• [WHAT IS ASKED] Each line that holds the word "this" counts once; give the total number of such lines and nothing else.

• [SUPPLIED MATERIAL]
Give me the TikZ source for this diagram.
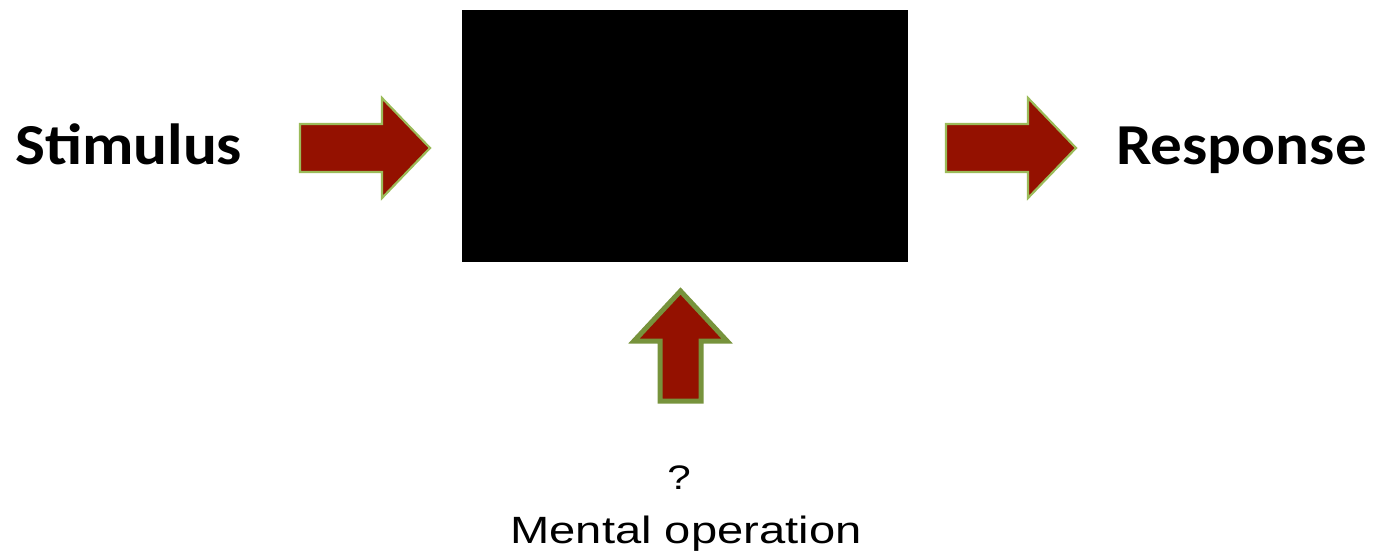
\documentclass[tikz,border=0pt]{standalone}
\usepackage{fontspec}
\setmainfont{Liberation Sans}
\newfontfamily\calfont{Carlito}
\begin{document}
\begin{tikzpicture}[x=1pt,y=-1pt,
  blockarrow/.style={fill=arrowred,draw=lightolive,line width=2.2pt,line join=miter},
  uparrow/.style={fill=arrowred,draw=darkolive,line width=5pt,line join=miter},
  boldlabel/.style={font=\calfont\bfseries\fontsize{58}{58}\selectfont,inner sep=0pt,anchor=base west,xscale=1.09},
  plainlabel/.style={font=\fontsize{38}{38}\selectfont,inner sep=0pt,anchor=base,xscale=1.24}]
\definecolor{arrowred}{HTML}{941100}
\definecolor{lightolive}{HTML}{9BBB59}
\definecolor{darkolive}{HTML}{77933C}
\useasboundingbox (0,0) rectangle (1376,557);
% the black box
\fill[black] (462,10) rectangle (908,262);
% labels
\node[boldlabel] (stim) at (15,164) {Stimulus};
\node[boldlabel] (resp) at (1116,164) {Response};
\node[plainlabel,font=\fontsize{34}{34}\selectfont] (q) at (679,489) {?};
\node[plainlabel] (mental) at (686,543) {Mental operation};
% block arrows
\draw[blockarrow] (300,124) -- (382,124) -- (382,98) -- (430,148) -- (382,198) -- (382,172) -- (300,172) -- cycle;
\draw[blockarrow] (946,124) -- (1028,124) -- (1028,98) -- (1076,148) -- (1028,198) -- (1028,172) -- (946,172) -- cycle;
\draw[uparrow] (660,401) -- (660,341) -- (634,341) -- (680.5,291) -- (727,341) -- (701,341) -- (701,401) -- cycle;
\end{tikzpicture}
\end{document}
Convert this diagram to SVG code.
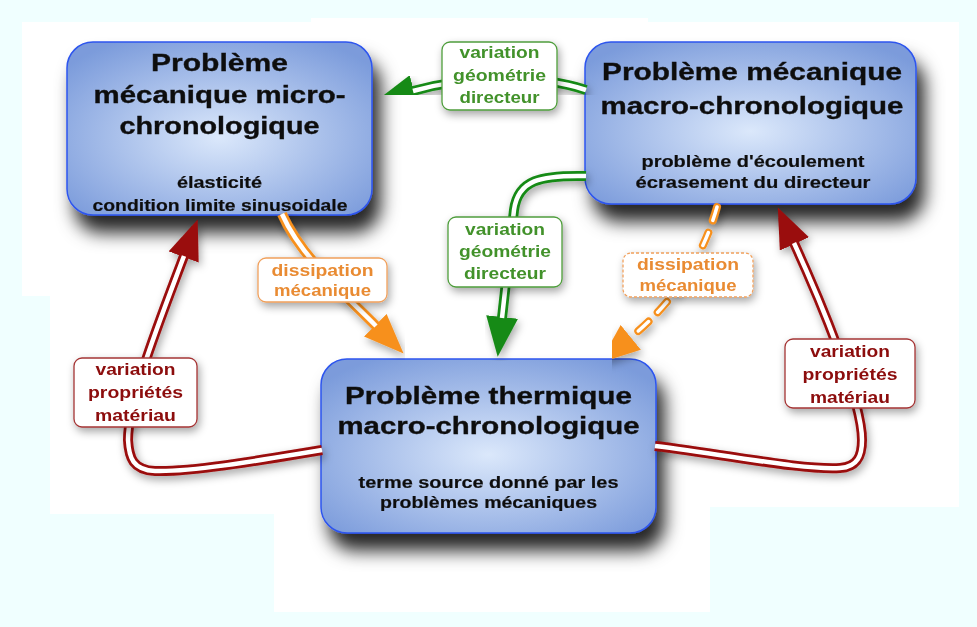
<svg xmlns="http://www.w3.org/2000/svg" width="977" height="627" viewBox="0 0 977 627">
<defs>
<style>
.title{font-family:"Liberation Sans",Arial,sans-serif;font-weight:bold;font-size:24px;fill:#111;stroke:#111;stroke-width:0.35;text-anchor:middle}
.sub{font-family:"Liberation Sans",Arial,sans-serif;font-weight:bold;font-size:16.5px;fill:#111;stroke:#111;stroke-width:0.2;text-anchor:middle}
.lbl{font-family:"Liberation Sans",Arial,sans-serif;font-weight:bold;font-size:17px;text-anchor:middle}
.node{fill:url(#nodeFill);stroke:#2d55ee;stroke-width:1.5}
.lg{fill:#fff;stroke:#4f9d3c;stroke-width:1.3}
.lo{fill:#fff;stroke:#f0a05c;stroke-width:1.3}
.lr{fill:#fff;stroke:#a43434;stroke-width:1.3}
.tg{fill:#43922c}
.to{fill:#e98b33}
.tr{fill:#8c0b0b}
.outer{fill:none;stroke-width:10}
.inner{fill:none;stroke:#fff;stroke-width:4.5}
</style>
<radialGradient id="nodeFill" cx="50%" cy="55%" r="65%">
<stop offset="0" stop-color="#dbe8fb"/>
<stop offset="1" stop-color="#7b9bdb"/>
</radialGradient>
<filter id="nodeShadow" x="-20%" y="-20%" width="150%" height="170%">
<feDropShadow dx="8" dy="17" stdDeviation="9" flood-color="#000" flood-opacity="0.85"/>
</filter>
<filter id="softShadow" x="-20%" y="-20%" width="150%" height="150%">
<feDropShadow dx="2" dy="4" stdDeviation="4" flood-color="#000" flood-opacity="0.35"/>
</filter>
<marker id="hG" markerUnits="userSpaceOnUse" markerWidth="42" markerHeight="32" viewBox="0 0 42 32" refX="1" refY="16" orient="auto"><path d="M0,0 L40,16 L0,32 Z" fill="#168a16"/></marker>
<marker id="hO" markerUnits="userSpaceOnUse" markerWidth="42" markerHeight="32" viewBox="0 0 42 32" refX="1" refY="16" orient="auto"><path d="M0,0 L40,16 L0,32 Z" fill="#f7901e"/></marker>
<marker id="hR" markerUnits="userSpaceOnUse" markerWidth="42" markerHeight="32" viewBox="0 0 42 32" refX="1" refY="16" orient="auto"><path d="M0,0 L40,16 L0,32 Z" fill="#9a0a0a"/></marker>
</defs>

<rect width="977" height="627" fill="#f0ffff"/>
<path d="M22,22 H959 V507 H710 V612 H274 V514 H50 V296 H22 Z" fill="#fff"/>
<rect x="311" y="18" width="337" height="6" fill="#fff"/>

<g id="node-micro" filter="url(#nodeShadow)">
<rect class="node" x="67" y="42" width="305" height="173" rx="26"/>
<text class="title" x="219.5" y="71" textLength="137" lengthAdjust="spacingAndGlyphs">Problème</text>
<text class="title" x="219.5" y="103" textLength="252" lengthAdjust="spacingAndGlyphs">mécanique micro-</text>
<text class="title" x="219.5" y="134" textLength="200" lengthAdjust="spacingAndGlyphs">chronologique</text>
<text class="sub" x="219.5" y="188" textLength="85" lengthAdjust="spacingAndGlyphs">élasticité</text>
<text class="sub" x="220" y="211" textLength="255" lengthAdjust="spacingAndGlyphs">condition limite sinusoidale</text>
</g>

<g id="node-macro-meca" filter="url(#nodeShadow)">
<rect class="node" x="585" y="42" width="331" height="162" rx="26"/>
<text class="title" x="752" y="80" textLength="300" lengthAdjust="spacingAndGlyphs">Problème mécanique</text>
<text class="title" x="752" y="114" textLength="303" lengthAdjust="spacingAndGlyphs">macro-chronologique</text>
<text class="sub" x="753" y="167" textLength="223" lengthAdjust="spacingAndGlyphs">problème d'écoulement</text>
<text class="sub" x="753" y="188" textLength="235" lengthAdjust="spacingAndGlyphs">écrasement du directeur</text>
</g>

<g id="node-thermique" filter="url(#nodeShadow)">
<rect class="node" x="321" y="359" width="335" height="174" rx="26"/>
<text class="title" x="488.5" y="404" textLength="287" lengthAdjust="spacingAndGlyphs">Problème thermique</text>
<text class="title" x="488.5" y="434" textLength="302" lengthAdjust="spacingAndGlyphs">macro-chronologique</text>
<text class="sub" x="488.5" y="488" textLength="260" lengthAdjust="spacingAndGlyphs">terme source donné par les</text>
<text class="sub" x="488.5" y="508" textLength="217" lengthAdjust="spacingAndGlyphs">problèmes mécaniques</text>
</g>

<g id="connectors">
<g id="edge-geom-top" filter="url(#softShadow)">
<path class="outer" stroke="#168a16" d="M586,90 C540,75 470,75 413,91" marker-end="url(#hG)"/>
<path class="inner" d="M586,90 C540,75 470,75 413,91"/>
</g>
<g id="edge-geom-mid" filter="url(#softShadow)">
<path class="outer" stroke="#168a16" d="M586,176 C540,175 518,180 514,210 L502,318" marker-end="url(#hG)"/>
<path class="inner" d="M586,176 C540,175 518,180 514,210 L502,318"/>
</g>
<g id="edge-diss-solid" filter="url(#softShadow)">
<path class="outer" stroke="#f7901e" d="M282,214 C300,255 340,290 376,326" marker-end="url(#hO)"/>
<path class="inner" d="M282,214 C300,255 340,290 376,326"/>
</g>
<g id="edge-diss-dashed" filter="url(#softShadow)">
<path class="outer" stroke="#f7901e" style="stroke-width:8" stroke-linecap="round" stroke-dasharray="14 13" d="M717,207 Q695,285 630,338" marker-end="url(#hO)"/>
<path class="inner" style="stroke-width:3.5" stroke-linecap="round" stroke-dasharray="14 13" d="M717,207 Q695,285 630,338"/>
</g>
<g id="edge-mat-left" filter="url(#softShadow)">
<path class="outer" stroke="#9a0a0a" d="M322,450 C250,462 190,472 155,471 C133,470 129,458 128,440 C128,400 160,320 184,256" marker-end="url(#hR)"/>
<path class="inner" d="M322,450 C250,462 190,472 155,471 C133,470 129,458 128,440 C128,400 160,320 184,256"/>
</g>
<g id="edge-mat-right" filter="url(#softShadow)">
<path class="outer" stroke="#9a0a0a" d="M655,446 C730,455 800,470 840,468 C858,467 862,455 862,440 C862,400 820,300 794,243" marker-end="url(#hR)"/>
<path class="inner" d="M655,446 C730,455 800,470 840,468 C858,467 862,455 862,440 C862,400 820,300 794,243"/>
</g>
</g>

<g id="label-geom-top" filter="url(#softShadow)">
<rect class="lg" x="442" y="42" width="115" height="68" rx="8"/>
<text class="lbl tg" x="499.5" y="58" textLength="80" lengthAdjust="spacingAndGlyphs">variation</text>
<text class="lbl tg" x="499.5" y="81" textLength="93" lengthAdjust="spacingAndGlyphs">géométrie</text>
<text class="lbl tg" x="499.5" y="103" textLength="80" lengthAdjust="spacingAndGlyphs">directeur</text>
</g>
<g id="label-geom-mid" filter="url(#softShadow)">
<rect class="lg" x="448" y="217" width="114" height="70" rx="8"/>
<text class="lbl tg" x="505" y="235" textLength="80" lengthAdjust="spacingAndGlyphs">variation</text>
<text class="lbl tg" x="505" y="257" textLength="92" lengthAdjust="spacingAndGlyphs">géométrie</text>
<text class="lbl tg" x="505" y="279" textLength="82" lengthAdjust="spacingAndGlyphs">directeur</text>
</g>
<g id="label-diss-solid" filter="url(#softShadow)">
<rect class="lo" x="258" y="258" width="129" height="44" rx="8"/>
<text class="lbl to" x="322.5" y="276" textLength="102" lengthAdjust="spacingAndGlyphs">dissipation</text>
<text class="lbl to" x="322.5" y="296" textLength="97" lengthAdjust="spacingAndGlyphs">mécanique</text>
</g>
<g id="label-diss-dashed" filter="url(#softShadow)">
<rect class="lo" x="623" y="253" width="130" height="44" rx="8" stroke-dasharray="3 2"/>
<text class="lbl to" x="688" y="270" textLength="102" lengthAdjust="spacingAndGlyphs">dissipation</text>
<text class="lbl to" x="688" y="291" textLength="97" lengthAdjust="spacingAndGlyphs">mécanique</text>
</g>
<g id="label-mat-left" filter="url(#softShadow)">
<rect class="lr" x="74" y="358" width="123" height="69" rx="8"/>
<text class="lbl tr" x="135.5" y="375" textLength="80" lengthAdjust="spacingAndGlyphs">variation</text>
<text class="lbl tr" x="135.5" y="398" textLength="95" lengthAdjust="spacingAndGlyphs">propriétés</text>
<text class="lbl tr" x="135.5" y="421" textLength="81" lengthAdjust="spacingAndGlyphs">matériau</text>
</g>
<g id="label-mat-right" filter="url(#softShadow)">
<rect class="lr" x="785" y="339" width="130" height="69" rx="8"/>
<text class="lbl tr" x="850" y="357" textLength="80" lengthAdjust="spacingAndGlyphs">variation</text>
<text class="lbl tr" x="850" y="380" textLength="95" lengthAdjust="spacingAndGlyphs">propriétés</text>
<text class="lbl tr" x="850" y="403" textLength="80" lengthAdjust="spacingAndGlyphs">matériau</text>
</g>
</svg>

• [COMPLETE ANSWER] 2